We PT as a shop three times a week, which is the Marine Corps standard. Mondays and Wednesdays are standard issue running around and doing calisthetics. Fridays we try to mix it up with something more fun, usually a game of some kind.

Today we met outside at 0500, where Cpl P (whose day it was) announced that we were going to run to the gym (a mile), then play raquetball. Now, unusually, our OIC had showed up. That's unusual because officers do not generally PT with enlisted. Running PT is an enlisted function, and if officers are there it can interfere with the NCO's authority. In addition, officers can almost always carve an hour or two for PT out of their normal workday, so they don't have to get up extra-early like we do. Lastly, leaders are expected to be more enduring than their troops, so if the officer falls out, it looks bad.

Now, our OIC falling out is not a credible risk on a normal day, as he's built like a truck. (Callsign: "Shreck"). So I suspect I could dust him on a very long run, but I wouldn't catch up to him until mile five or six.

So anyway, P announces that we're going to play raquetball, and our OIC snickers. "You do realize that not only do I own my own raquet... I own my own gloves and goggles?" But too late now, we set out on our run.

He hadn't brought his gear, so he checked out kit from the gym like the rest of us did.

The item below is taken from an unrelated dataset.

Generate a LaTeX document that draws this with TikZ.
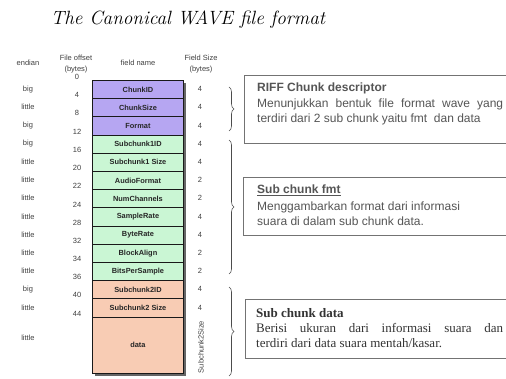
\documentclass[tikz,border=0pt]{standalone}
\usepackage{fontspec}
\newfontfamily\arialf{Liberation Sans}
\newfontfamily\timesf{Liberation Serif}
\usetikzlibrary{decorations.pathreplacing}
\definecolor{purp}{RGB}{182,166,242}
\definecolor{grn}{RGB}{202,246,212}
\definecolor{pch}{RGB}{248,204,180}
\definecolor{txtg}{RGB}{85,85,85}
\begin{document}
\begin{tikzpicture}[x=1pt,y=-1pt,
  fld/.style={draw=black!90, line width=0.9pt, minimum width=91pt, minimum height=18.2pt, inner sep=0pt, anchor=north west, font=\fontsize{7.4}{8}\selectfont\arialf\bfseries, text=black!85},
  lab/.style={font=\fontsize{7.5}{9}\selectfont\arialf, text=black!75, inner sep=0pt},
  hdr/.style={font=\fontsize{7.5}{11}\selectfont\arialf, text=black!75, align=center, inner sep=0pt},
  descbox/.style={draw=black!55, line width=0.8pt, anchor=north west, minimum width=270pt, inner sep=0pt},
  brc/.style={decorate, decoration={brace, amplitude=5pt}, draw=black!70, line width=0.6pt},
  btxt/.style={anchor=base west, inner sep=0pt, text=txtg, font=\fontsize{12}{14}\selectfont\arialf},
  stxt/.style={anchor=base west, inner sep=0pt, text=black!80, font=\fontsize{13}{15}\selectfont\timesf}
]
\useasboundingbox (0,0) rectangle (506,379);
\fill[white] (0,0) rectangle (506,379);

% title
\node[inner sep=0pt] (title) at (188,20) {\fontsize{19.2}{23}\selectfont\itshape The Canonical WAVE file format};

% headers
\node[hdr] (h1) at (28,63) {endian};
\node[hdr] (h2) at (76,64) {File offset\\(bytes)};
\node[hdr] (h3) at (138,63) {field name};
\node[hdr] (h4) at (201,64) {Field Size\\(bytes)};

% shadow
\fill[black!60] (95,83) rectangle (186,376);

\foreach \i/\nm/\col/\en/\sz/\off in {
 1/ChunkID/purp/big/4/0,
 2/ChunkSize/purp/little/4/4,
 3/Format/purp/big/4/8,
 4/Subchunk1ID/grn/big/4/12,
 5/Subchunk1 Size/grn/little/4/16,
 6/AudioFormat/grn/little/2/20,
 7/NumChannels/grn/little/2/22,
 8/SampleRate/grn/little/4/24,
 9/ByteRate/grn/little/4/28,
 10/BlockAlign/grn/little/2/32,
 11/BitsPerSample/grn/little/2/34,
 12/Subchunk2ID/pch/big/4/36,
 13/Subchunk2 Size/pch/little/4/40}
{
 \pgfmathsetmacro\yy{80+(\i-1)*18.2}
 \node[fld, fill=\col] (f\i) at (92,\yy) {\nm};
 \node[lab] (e\i) at (28,\yy+9.1) {\en};
 \node[lab] (s\i) at (200,\yy+9.1) {\sz};
 \node[lab] (o\i) at (77,\yy-3) {\off};
}
\node[fld, fill=pch, minimum height=56.4pt] (f14) at (92,316.6) {data};
\node[lab] (e14) at (28,338) {little};
\node[lab] (o14) at (77,313.6) {44};
\node[lab, rotate=90] (s14) at (201,347) {Subchunk2Size};

% braces
\draw[brc] (229,87) -- (229,131);
\draw[brc] (229,140) -- (229,274);
\draw[brc] (229,287) -- (229,376);

% description boxes
\node[descbox, minimum height=68pt] (d1) at (244,75) {};
\node[descbox, minimum height=58pt] (d2) at (243,177) {};
\node[descbox, minimum height=59pt] (d3) at (245,299) {};

\node[btxt, font=\fontsize{12}{14}\selectfont\arialf\bfseries] (t1a) at (257,92) {RIFF Chunk descriptor};
\node[btxt] (t1b) at (257,108) {\makebox[246pt][s]{Menunjukkan bentuk file format wave yang}};
\node[btxt] (t1c) at (257,123) {terdiri dari 2 sub chunk yaitu fmt\ \ dan data};

\node[btxt, font=\fontsize{12}{14}\selectfont\arialf\bfseries] (t2a) at (257,194) {\underline{Sub chunk fmt}};
\node[btxt] (t2b) at (257,211) {Menggambarkan format dari informasi};
\node[btxt] (t2c) at (257,226) {suara di dalam sub chunk data.};

\node[stxt, font=\fontsize{13}{15}\selectfont\timesf\bfseries] (t3a) at (256,318) {Sub chunk data};
\node[stxt] (t3b) at (256,333) {\makebox[247pt][s]{Berisi ukuran dari informasi suara dan}};
\node[stxt] (t3c) at (256,348) {terdiri dari data suara mentah/kasar.};
\end{tikzpicture}
\end{document}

And he was the only one that actually knows the rules, so we just divided up into a group of three and a group of four, and wacked balls around inside the court. All was going well until I took a hard richochet in the face, right over my left eye. Nothing too strange to me, I am used to participating in athletic activities that involve me getting struck by stuff.

The goggles they issue don't fit over glasses, so my regular spectacles were the only protection I had. The impact knocked them off, I cursed as the other guys laughed, I picked the glasses up and put them back on and we got back to business.

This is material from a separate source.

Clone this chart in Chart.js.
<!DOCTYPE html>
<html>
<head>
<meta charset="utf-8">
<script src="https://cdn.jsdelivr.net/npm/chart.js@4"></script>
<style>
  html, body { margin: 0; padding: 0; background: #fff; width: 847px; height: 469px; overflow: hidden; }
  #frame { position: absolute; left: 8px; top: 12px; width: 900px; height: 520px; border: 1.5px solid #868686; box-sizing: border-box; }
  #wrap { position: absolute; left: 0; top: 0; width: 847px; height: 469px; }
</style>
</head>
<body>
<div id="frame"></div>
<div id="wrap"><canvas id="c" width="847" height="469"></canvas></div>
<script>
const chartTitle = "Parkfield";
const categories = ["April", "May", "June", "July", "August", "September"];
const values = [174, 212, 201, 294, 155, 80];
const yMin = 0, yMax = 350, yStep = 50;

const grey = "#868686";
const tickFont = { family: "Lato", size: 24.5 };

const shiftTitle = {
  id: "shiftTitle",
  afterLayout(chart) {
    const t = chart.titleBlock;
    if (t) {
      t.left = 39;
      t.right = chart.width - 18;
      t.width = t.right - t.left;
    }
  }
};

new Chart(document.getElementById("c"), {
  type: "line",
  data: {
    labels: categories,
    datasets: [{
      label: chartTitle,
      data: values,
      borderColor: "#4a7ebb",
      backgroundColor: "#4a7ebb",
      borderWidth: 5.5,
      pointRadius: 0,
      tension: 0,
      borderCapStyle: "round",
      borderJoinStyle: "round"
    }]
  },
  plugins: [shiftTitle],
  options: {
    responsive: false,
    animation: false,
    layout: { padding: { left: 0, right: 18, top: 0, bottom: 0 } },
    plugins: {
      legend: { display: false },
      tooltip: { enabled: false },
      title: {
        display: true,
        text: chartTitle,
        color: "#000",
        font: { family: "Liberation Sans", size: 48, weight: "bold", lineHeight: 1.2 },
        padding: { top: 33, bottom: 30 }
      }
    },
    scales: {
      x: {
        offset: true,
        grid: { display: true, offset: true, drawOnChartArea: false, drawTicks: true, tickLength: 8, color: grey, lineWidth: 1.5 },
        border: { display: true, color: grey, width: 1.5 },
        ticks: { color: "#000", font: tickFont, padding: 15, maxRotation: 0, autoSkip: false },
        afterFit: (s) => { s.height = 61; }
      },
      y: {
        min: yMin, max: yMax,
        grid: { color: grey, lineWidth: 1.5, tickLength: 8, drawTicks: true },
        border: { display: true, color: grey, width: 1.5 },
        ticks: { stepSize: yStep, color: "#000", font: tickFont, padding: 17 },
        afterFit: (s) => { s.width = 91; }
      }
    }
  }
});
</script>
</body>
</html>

My vision was a bit blurry immediatly after the impact, but that's normal, and it goes away in a few seconds. Except it wasn't! After a minute of play, my left eye was still very blurry, although my right was fine. I started to get worried. Was I concussed? Was my eye injured?

Then I realized that my left lens had popped out of the frame. I called a time-out while I found it on the floor, popped it back into the frame, and blessed 20/25 vision was mine once again!